Eugene Weekly : Movies : 6.3.10


MOVIE REVIEW ARCHIVE | THEATER INFO |

True Grit
For Jake Gyllenhaal, it’s crunch time
by Jason Blair

PRINCE OF PERSIA: THE SANDS OF TIME: Directed by Mike Newell. Written by Boaz Yakin, Doug Miro and Carlo Bernard. Cinematography, John Seale. Music, Harry Gregson-Williams. Starring Jake Gyllenhall, Gemma Arterton, Ben Kingsley and Alfred Molina. Walt Disney Pictures, 2010. PG-13. 103 minutes.

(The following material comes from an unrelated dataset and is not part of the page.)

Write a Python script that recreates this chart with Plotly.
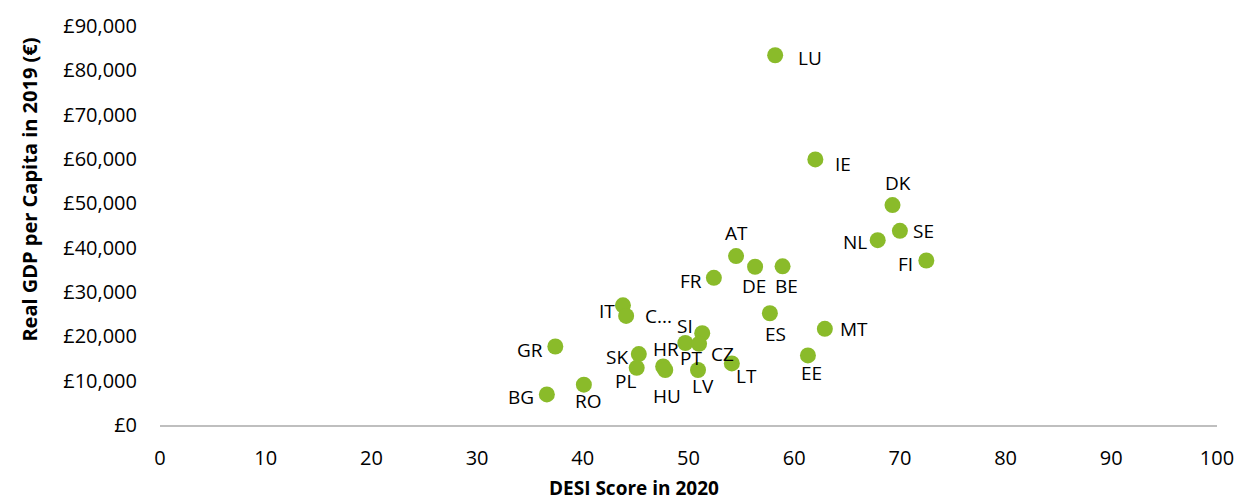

Recalling how The Mummy films entombed Brendan Fraser’s career, I approached Disney’s Prince of Persia: The Sands of Time with something of a jaded mindset. While I strive for fair-mindedness, it’s more accurate to say I’ve been hoping for the worst with Persia. Call it the lose now-win later plan or the delayed prosperity principle: Ideally, a film falls so short of expectations that any talk of sequels collapses. Among the many things we don’t need from Hollywood is another actor sacrificed to a silly movie cycle — have you checked in with the Pirates of the Caribbean films lately? — particularly an actor with the steady talent, if intermittent taste, of Jake Gyllenhaal.

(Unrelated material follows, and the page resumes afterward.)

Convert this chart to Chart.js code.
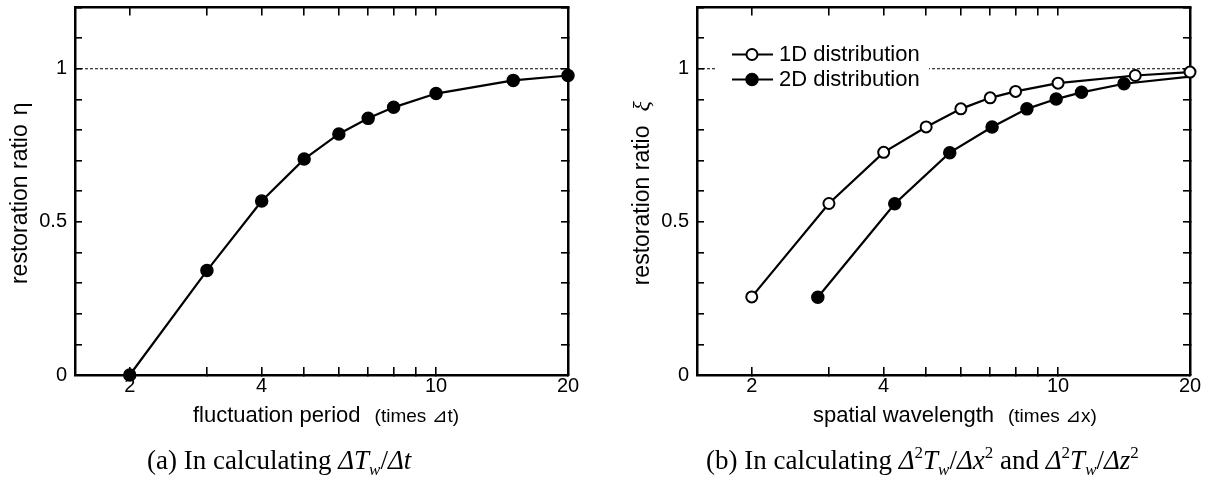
<!DOCTYPE html>
<html><head><meta charset="utf-8">
<script src="https://cdn.jsdelivr.net/npm/chart.js@4.4.1/dist/chart.umd.min.js"></script>
<style>
html,body{margin:0;padding:0;background:#fff;}
#wrap{position:relative;width:1210px;height:479px;overflow:hidden;background:#fff;}
.pane{position:absolute;top:0;width:605px;height:479px;}
.cap{position:absolute;top:444px;font-family:"Liberation Serif","Times New Roman",serif;font-size:27px;line-height:32px;color:#000;white-space:nowrap;}
.cap i{font-style:italic;}
.cap .sb{font-size:17px;position:relative;top:6px;}
.cap .sp{font-size:17px;position:relative;top:-11px;}
</style></head>
<body>
<div id="wrap">
<div class="pane" style="left:0"><canvas id="chartA"></canvas></div>
<div class="pane" style="left:605px"><canvas id="chartB"></canvas></div>
<div class="cap" style="left:147px">(a) In calculating <i>ΔT</i><span class="sb"><i>w</i></span>/<i>Δt</i></div>
<div class="cap" style="left:706px">(b) In calculating <i>Δ</i><span class="sp">2</span><i>T</i><span class="sb"><i>w</i></span>/<i>Δx</i><span class="sp">2</span> and <i>Δ</i><span class="sp">2</span><i>T</i><span class="sb"><i>w</i></span>/<i>Δz</i><span class="sp">2</span></div>
</div>
<script>
// ---------- data ----------
const periodA = [2, 3, 4, 5, 6, 7, 8, 10, 15, 20];
const etaA = [0.000, 0.341, 0.568, 0.705, 0.787, 0.838, 0.874, 0.919, 0.962, 0.978];

const wavelength1D = [2, 3, 4, 5, 6, 7, 8, 10, 15, 20];
const xi1D = [0.255, 0.560, 0.727, 0.810, 0.869, 0.905, 0.926, 0.953, 0.978, 0.989];
const wavelength2D = [2.83, 4.24, 5.66, 7.07, 8.49, 9.90, 11.31, 14.14, 21.21];
const xi2D = [0.254, 0.559, 0.726, 0.810, 0.869, 0.901, 0.923, 0.951, 0.978];

const refX = [1.5, 20];
const refY = [1, 1];

const xTickValues = [2, 3, 4, 5, 6, 7, 8, 9, 10, 20];
const xTickLabels = ['2', '', '4', '', '', '', '', '', '10', '20'];
const yTickValues = [0, 0.1, 0.2, 0.3, 0.4, 0.5, 0.6, 0.7, 0.8, 0.9, 1.0, 1.1, 1.2];
const yTickLabels = ['0', '', '', '', '', '0.5', '', '', '', '', '1', '', ''];

const legendLabels = ['1D distribution', '2D distribution'];
const xTitleA = ['fluctuation period', '(times \u22BFt)'];
const xTitleB = ['spatial wavelength', '(times \u22BFx)'];
const yTitleA = ['restoration ratio', '\u03B7'];
const yTitleB = ['restoration ratio', '\u03BE'];

// ---------- helpers ----------
const SANS = '"Liberation Sans", Arial, "DejaVu Sans", sans-serif';
const pts = (xs, ys) => xs.map((x, i) => ({x: x, y: ys[i]}));

function zeroPad(s) { s.paddingTop = 0; s.paddingBottom = 0; s.paddingLeft = 0; s.paddingRight = 0; }

function makeScales(yWidth) {
  const tickFont = {family: SANS, size: 20};
  const border = {display: true, color: '#000', width: 2.5};
  const gridX = {display: true, drawOnChartArea: false, drawTicks: true, tickLength: -8, color: '#000', lineWidth: 1.6};
  const gridY = {display: true, drawOnChartArea: false, drawTicks: true, tickLength: -7, color: '#000', lineWidth: 1.6};
  const xBuild = s => { s.ticks = xTickValues.map(v => ({value: v})); };
  const yBuild = s => { s.ticks = yTickValues.map(v => ({value: v})); };
  return {
    x: {type: 'logarithmic', position: 'bottom', min: 1.5, max: 20, display: true,
        border: border, grid: gridX, afterBuildTicks: xBuild,
        ticks: {display: true, color: '#000', font: tickFont, padding: 7, maxRotation: 0, minRotation: 0, autoSkip: false,
                callback: (v, i) => xTickLabels[i]},
        afterFit: s => { s.height = 30; zeroPad(s); }},
    x2: {type: 'logarithmic', position: 'top', min: 1.5, max: 20, display: true,
        border: border, grid: gridX, afterBuildTicks: xBuild,
        ticks: {display: false},
        afterFit: s => { s.height = 6; zeroPad(s); }},
    y: {type: 'linear', position: 'left', min: 0, max: 1.2, display: true,
        border: border, grid: gridY, afterBuildTicks: yBuild,
        ticks: {display: true, color: '#000', font: tickFont, padding: 15, autoSkip: false,
                callback: (v, i) => yTickLabels[i]},
        afterFit: s => { s.width = yWidth; zeroPad(s); }},
    y2: {type: 'linear', position: 'right', min: 0, max: 1.2, display: true,
        border: border, grid: gridY, afterBuildTicks: yBuild,
        ticks: {display: false},
        afterFit: s => { s.width = 10; zeroPad(s); }}
  };
}

const axisTitles = {
  id: 'axisTitles',
  afterDraw(chart, args, o) {
    const {ctx, chartArea: a} = chart;
    ctx.save();
    ctx.fillStyle = '#000';
    ctx.textBaseline = 'middle';
    ctx.textAlign = 'left';
    ctx.font = '22px ' + SANS;
    const w1 = ctx.measureText(o.x[0]).width;
    const x0 = a.left + o.xStart;
    const y0 = a.bottom + 41;
    ctx.fillText(o.x[0], x0, y0);
    ctx.font = '19px ' + SANS;
    ctx.fillText(o.x[1], x0 + w1 + o.gap, y0 + 1);

    ctx.translate(a.left - 54, (a.top + a.bottom) / 2 + 2);
    ctx.rotate(-Math.PI / 2);
    ctx.font = '23px ' + SANS;
    const m = ctx.measureText(o.y[0]).width;
    ctx.font = o.greekFont;
    const g = ctx.measureText(o.y[1]).width;
    const sx = -(m + o.ygap + g) / 2;
    ctx.font = '23px ' + SANS;
    ctx.fillText(o.y[0], sx, 0);
    ctx.font = o.greekFont;
    ctx.fillText(o.y[1], sx + m + o.ygap, 0);
    ctx.restore();
  }
};

const innerLegend = {
  id: 'innerLegend',
  afterDatasetsDraw(chart, args, o) {
    if (!o.show) return;
    const {ctx, chartArea: a} = chart;
    ctx.save();
    ctx.fillStyle = '#fff';
    ctx.fillRect(a.left + 20, a.top + 32, 212, 56);
    let row = 0;
    chart.data.datasets.forEach(ds => {
      if (!ds.inLegend) return;
      const y = a.top + 47 + row * 25;
      ctx.strokeStyle = '#000';
      ctx.lineWidth = 2.2;
      ctx.beginPath();
      ctx.moveTo(a.left + 35, y);
      ctx.lineTo(a.left + 76, y);
      ctx.stroke();
      ctx.beginPath();
      ctx.arc(a.left + 55, y, ds.pointRadius, 0, Math.PI * 2);
      ctx.fillStyle = ds.pointBackgroundColor;
      ctx.fill();
      ctx.lineWidth = ds.pointBorderWidth;
      ctx.strokeStyle = ds.pointBorderColor;
      ctx.stroke();
      ctx.fillStyle = '#000';
      ctx.font = '22px ' + SANS;
      ctx.textBaseline = 'middle';
      ctx.textAlign = 'left';
      ctx.fillText(ds.label, a.left + 82, y);
      row++;
    });
    ctx.restore();
  }
};

const refDataset = {
  label: 'ref', borderColor: '#000', borderWidth: 1,
  borderDash: [3, 2], pointRadius: 0, fill: false, order: 10, inLegend: false, clip: 0
};

new Chart(document.getElementById('chartA'), {
  type: 'line',
  data: {datasets: [
    {label: 'eta', data: pts(periodA, etaA), borderColor: '#000', borderWidth: 2.2,
     pointRadius: 6, pointBorderWidth: 1.5, pointBackgroundColor: '#000', pointBorderColor: '#000',
     fill: false, tension: 0, clip: 10, order: 1},
    Object.assign({}, refDataset, {data: pts(refX, refY)})
  ]},
  options: {
    responsive: true, maintainAspectRatio: false, animation: false, devicePixelRatio: 1,
    layout: {padding: {left: 0, right: 27, top: 0, bottom: 74}},
    scales: makeScales(75),
    plugins: {legend: {display: false}, tooltip: {enabled: false},
      axisTitles: {x: xTitleA, y: yTitleA, xStart: 118, gap: 14, ygap: 9, greekFont: '23px ' + SANS},
      innerLegend: {show: false}}
  },
  plugins: [axisTitles, innerLegend]
});

new Chart(document.getElementById('chartB'), {
  type: 'line',
  data: {datasets: [
    {label: legendLabels[0], data: pts(wavelength1D, xi1D), borderColor: '#000', borderWidth: 2.2,
     pointRadius: 5.5, pointBorderWidth: 2, pointBackgroundColor: '#fff', pointBorderColor: '#000',
     fill: false, tension: 0, clip: 10, order: 1, inLegend: true},
    {label: legendLabels[1], data: pts(wavelength2D, xi2D), borderColor: '#000', borderWidth: 2.2,
     pointRadius: 6, pointBorderWidth: 1.5, pointBackgroundColor: '#000', pointBorderColor: '#000',
     fill: false, tension: 0, clip: {left: 10, top: 10, right: 0, bottom: 10}, order: 2, inLegend: true},
    Object.assign({}, refDataset, {data: pts(refX, refY)})
  ]},
  options: {
    responsive: true, maintainAspectRatio: false, animation: false, devicePixelRatio: 1,
    layout: {padding: {left: 0, right: 10, top: 0, bottom: 74}},
    scales: makeScales(92),
    plugins: {legend: {display: false}, tooltip: {enabled: false},
      axisTitles: {x: xTitleB, y: yTitleB, xStart: 116, gap: 14, ygap: 14, greekFont: 'italic 24px "Liberation Serif", "Times New Roman", serif'},
      innerLegend: {show: true}}
  },
  plugins: [axisTitles, innerLegend]
});
</script>
</body></html>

Gyllenhaal, whose best roles convey a brooding, muted ferocity, isn’t built for sabers-and-sandals epics, and no amount of time spent in a gym can change that. In Prince of Persia, a buffed-up Gyllenhaal plays Dastan — accent on the second syllable, please — an adopted prince who’s more comfortable street-fighting than eating figs from the fingers of his servants. Dastan, a cross between Rambo and Inigo Montoya from The Princess Bride, does more running and jumping than a high school track team, a fact his step-brothers, both blood relatives to the king, seem to respect if not admire. When Persia opens, the royal princes Tus (Richard Coyle) and Garsiv (Toby Kebbell) are about to launch raids on neighboring Alamut, an adventure all agree Dastan is not yet ready for. Leave it to Dastan to prove them wrong by breaching the city walls before his brothers, only to stumble on an awkwardly topical truth: Two thousand years before WMD in Iraq, the three brothers may have invaded Alamut under false pretenses. 

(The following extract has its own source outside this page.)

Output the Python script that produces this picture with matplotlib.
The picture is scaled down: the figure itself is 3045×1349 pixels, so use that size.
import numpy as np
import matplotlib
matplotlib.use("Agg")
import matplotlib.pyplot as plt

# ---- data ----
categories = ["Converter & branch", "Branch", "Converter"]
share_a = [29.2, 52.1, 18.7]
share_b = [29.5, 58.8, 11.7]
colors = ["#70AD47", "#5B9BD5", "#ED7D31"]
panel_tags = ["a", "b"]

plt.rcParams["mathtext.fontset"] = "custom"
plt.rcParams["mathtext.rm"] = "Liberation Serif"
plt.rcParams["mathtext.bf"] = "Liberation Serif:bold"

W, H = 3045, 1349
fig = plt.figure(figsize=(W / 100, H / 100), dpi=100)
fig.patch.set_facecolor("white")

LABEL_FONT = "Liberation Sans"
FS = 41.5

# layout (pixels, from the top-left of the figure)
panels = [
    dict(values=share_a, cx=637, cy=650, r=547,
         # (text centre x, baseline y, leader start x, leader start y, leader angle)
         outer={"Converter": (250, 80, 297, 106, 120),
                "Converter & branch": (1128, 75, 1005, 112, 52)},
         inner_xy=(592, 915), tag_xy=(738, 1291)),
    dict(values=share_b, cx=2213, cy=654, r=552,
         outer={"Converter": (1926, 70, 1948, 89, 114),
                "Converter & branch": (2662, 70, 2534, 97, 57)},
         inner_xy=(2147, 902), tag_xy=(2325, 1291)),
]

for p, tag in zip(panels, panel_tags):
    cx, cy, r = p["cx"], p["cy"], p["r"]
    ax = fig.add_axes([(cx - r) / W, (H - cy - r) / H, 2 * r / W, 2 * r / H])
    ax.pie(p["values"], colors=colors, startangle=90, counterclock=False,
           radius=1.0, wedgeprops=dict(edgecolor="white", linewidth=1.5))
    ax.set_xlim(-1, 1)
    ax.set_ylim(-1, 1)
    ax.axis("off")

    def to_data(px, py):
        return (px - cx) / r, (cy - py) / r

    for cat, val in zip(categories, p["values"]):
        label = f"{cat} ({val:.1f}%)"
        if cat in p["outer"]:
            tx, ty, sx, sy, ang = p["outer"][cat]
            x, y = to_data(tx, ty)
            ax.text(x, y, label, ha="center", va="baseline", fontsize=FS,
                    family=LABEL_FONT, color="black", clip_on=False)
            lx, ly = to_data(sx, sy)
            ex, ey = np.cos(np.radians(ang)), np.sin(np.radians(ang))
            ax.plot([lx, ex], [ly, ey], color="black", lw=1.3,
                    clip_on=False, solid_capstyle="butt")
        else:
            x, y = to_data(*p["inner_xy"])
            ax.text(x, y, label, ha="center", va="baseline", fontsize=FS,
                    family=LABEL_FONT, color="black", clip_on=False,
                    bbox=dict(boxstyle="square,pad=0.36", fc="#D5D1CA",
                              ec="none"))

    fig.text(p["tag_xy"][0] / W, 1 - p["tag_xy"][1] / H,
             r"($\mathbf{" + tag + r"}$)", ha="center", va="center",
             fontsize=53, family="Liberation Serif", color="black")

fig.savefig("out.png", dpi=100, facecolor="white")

Those pretenses are set forth by Nizam (Ben Kingsley), an advisor to the royal family and a very jealous little man. But by this point in Persia, which had heretofore been frenetic, the film just settles into something very dull. And, I should add, derivative: In the sense that Nizam resembles Wormtongue from The Two Towers, there’s some heavy leaning on other material here, not to mention the aforementioned Mummy and Raiders of the Lost Ark. Regarding the latter, the fine Gemma Arterton is on hand to impersonate Karen Allen’s Marion Ravenwood from Raiders, but Arterton’s Princess Tamina is nothing more than a steady stream of complaints in a dress. The bickering and the testy patter between Dastan and Tamina ultimately backfire, the result being slightly more chemistry than Mary Tyler Moore and Ted Knight on the Mary Tyler Moore show.

The person having the most fun (and the best lines) in Persia is Alfred Molina, who shows up as a lighthearted, easygoing villain, thereby raising himself up from the rut of overbearing villains he’s been playing for the last 10 years. Other than Molina, the latter part of Persia is all wigs and eye makeup — and don’t even get me started on the women, of which nary a convincing specimen appears. It all makes for a less than satisfying start to the summer blockbuster season, but take heart: When Tamina utters “We’re no longer pure” to Dastan, it’s impossible to disagree with her. We can only hope Disney gets the message and keeps future summers  Persia-free.